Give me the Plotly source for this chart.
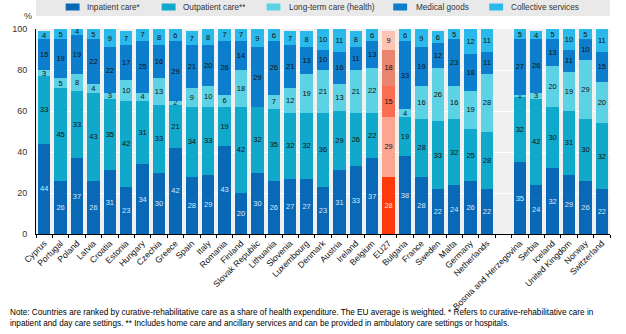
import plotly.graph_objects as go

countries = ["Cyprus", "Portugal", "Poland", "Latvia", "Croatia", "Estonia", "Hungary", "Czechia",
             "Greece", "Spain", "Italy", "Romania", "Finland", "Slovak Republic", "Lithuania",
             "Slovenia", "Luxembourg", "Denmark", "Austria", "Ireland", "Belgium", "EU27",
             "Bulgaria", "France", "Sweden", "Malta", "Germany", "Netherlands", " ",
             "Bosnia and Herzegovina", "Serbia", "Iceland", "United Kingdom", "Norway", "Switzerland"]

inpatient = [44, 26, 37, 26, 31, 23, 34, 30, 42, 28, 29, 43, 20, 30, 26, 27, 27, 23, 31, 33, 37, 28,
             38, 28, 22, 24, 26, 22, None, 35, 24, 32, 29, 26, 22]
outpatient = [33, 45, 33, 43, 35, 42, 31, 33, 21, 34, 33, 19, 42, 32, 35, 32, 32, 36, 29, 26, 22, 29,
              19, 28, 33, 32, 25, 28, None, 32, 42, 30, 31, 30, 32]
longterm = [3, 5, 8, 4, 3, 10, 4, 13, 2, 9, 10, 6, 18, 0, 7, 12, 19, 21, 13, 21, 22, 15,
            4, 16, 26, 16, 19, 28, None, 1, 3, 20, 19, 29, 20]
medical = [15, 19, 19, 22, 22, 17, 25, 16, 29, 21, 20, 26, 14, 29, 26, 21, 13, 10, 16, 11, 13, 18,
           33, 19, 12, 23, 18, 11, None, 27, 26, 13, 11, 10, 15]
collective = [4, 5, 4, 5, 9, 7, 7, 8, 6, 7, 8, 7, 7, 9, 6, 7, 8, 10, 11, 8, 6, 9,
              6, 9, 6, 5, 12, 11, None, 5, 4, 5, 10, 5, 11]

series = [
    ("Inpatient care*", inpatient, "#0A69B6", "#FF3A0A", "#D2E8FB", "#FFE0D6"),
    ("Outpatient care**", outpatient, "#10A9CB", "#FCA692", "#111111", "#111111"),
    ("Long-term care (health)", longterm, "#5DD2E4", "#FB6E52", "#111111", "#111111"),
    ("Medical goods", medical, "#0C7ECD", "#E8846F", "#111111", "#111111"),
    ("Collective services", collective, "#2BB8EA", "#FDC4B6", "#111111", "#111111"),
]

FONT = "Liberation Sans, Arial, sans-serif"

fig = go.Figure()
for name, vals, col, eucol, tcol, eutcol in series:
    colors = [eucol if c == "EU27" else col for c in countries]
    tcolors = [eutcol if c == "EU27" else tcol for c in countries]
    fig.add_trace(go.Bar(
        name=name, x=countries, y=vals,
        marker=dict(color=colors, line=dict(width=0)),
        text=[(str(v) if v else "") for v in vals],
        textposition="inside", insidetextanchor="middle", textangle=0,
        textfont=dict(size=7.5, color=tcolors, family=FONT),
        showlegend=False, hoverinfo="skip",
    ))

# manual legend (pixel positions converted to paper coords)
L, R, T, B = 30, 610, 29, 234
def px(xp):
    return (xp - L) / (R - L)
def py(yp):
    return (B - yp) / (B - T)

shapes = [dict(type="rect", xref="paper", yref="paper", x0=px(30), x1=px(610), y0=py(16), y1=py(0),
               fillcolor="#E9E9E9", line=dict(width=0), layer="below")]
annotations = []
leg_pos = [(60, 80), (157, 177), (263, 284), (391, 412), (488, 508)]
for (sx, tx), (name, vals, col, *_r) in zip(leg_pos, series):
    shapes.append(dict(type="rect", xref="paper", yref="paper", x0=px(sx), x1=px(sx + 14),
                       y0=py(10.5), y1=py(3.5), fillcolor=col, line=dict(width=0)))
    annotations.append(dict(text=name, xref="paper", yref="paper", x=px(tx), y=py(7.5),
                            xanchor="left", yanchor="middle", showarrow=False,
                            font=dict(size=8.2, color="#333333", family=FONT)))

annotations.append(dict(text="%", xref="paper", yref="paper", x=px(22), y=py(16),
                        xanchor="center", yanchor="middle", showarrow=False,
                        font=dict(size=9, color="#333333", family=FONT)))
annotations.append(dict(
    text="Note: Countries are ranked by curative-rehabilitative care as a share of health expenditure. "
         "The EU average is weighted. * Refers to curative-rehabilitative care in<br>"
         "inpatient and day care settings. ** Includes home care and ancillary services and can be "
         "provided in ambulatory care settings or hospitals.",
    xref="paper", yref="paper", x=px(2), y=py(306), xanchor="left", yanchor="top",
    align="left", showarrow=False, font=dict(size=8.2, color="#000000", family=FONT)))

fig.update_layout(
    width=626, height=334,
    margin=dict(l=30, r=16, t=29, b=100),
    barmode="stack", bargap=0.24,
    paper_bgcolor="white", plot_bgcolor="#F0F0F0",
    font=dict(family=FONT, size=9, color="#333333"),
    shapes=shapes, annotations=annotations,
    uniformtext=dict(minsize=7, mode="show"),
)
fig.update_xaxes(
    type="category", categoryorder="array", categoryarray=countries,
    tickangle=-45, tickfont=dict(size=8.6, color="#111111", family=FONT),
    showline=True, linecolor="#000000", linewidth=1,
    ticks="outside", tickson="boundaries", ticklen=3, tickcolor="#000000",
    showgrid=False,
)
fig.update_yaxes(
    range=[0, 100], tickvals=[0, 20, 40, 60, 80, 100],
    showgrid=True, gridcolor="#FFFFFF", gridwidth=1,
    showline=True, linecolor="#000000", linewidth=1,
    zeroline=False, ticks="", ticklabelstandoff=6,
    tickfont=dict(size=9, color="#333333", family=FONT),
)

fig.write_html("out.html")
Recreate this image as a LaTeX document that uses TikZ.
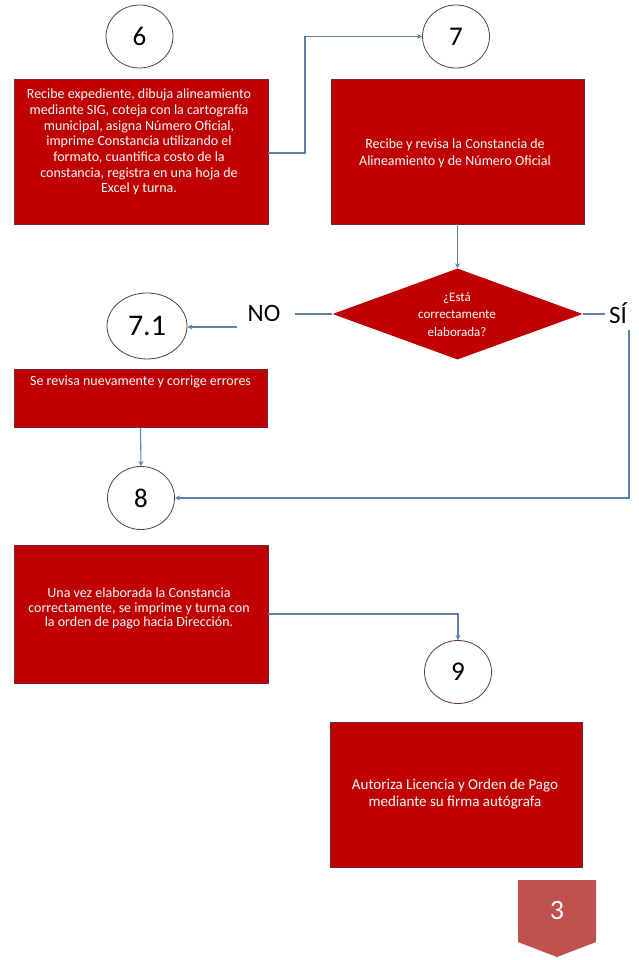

- TASK REQUIREMENTS -
Transcribe the preceding listing in its entirety and with exact wording, leaving out pictures.

- COMPLETED TASK -
Give me the Plotly source for this chart.
import plotly.graph_objects as go

countries = ["Cyprus", "Portugal", "Poland", "Latvia", "Croatia", "Estonia", "Hungary", "Czechia",
             "Greece", "Spain", "Italy", "Romania", "Finland", "Slovak Republic", "Lithuania",
             "Slovenia", "Luxembourg", "Denmark", "Austria", "Ireland", "Belgium", "EU27",
             "Bulgaria", "France", "Sweden", "Malta", "Germany", "Netherlands", " ",
             "Bosnia and Herzegovina", "Serbia", "Iceland", "United Kingdom", "Norway", "Switzerland"]

inpatient = [44, 26, 37, 26, 31, 23, 34, 30, 42, 28, 29, 43, 20, 30, 26, 27, 27, 23, 31, 33, 37, 28,
             38, 28, 22, 24, 26, 22, None, 35, 24, 32, 29, 26, 22]
outpatient = [33, 45, 33, 43, 35, 42, 31, 33, 21, 34, 33, 19, 42, 32, 35, 32, 32, 36, 29, 26, 22, 29,
              19, 28, 33, 32, 25, 28, None, 32, 42, 30, 31, 30, 32]
longterm = [3, 5, 8, 4, 3, 10, 4, 13, 2, 9, 10, 6, 18, 0, 7, 12, 19, 21, 13, 21, 22, 15,
            4, 16, 26, 16, 19, 28, None, 1, 3, 20, 19, 29, 20]
medical = [15, 19, 19, 22, 22, 17, 25, 16, 29, 21, 20, 26, 14, 29, 26, 21, 13, 10, 16, 11, 13, 18,
           33, 19, 12, 23, 18, 11, None, 27, 26, 13, 11, 10, 15]
collective = [4, 5, 4, 5, 9, 7, 7, 8, 6, 7, 8, 7, 7, 9, 6, 7, 8, 10, 11, 8, 6, 9,
              6, 9, 6, 5, 12, 11, None, 5, 4, 5, 10, 5, 11]

series = [
    ("Inpatient care*", inpatient, "#0A69B6", "#FF3A0A", "#D2E8FB", "#FFE0D6"),
    ("Outpatient care**", outpatient, "#10A9CB", "#FCA692", "#111111", "#111111"),
    ("Long-term care (health)", longterm, "#5DD2E4", "#FB6E52", "#111111", "#111111"),
    ("Medical goods", medical, "#0C7ECD", "#E8846F", "#111111", "#111111"),
    ("Collective services", collective, "#2BB8EA", "#FDC4B6", "#111111", "#111111"),
]

FONT = "Liberation Sans, Arial, sans-serif"

fig = go.Figure()
for name, vals, col, eucol, tcol, eutcol in series:
    colors = [eucol if c == "EU27" else col for c in countries]
    tcolors = [eutcol if c == "EU27" else tcol for c in countries]
    fig.add_trace(go.Bar(
        name=name, x=countries, y=vals,
        marker=dict(color=colors, line=dict(width=0)),
        text=[(str(v) if v else "") for v in vals],
        textposition="inside", insidetextanchor="middle", textangle=0,
        textfont=dict(size=7.5, color=tcolors, family=FONT),
        showlegend=False, hoverinfo="skip",
    ))

# manual legend (pixel positions converted to paper coords)
L, R, T, B = 30, 610, 29, 234
def px(xp):
    return (xp - L) / (R - L)
def py(yp):
    return (B - yp) / (B - T)

shapes = [dict(type="rect", xref="paper", yref="paper", x0=px(30), x1=px(610), y0=py(16), y1=py(0),
               fillcolor="#E9E9E9", line=dict(width=0), layer="below")]
annotations = []
leg_pos = [(60, 80), (157, 177), (263, 284), (391, 412), (488, 508)]
for (sx, tx), (name, vals, col, *_r) in zip(leg_pos, series):
    shapes.append(dict(type="rect", xref="paper", yref="paper", x0=px(sx), x1=px(sx + 14),
                       y0=py(10.5), y1=py(3.5), fillcolor=col, line=dict(width=0)))
    annotations.append(dict(text=name, xref="paper", yref="paper", x=px(tx), y=py(7.5),
                            xanchor="left", yanchor="middle", showarrow=False,
                            font=dict(size=8.2, color="#333333", family=FONT)))

annotations.append(dict(text="%", xref="paper", yref="paper", x=px(22), y=py(16),
                        xanchor="center", yanchor="middle", showarrow=False,
                        font=dict(size=9, color="#333333", family=FONT)))
annotations.append(dict(
    text="Note: Countries are ranked by curative-rehabilitative care as a share of health expenditure. "
         "The EU average is weighted. * Refers to curative-rehabilitative care in<br>"
         "inpatient and day care settings. ** Includes home care and ancillary services and can be "
         "provided in ambulatory care settings or hospitals.",
    xref="paper", yref="paper", x=px(2), y=py(306), xanchor="left", yanchor="top",
    align="left", showarrow=False, font=dict(size=8.2, color="#000000", family=FONT)))

fig.update_layout(
    width=626, height=334,
    margin=dict(l=30, r=16, t=29, b=100),
    barmode="stack", bargap=0.24,
    paper_bgcolor="white", plot_bgcolor="#F0F0F0",
    font=dict(family=FONT, size=9, color="#333333"),
    shapes=shapes, annotations=annotations,
    uniformtext=dict(minsize=7, mode="show"),
)
fig.update_xaxes(
    type="category", categoryorder="array", categoryarray=countries,
    tickangle=-45, tickfont=dict(size=8.6, color="#111111", family=FONT),
    showline=True, linecolor="#000000", linewidth=1,
    ticks="outside", tickson="boundaries", ticklen=3, tickcolor="#000000",
    showgrid=False,
)
fig.update_yaxes(
    range=[0, 100], tickvals=[0, 20, 40, 60, 80, 100],
    showgrid=True, gridcolor="#FFFFFF", gridwidth=1,
    showline=True, linecolor="#000000", linewidth=1,
    zeroline=False, ticks="", ticklabelstandoff=6,
    tickfont=dict(size=9, color="#333333", family=FONT),
)

fig.write_html("out.html")
Recreate this image as a LaTeX document that uses TikZ.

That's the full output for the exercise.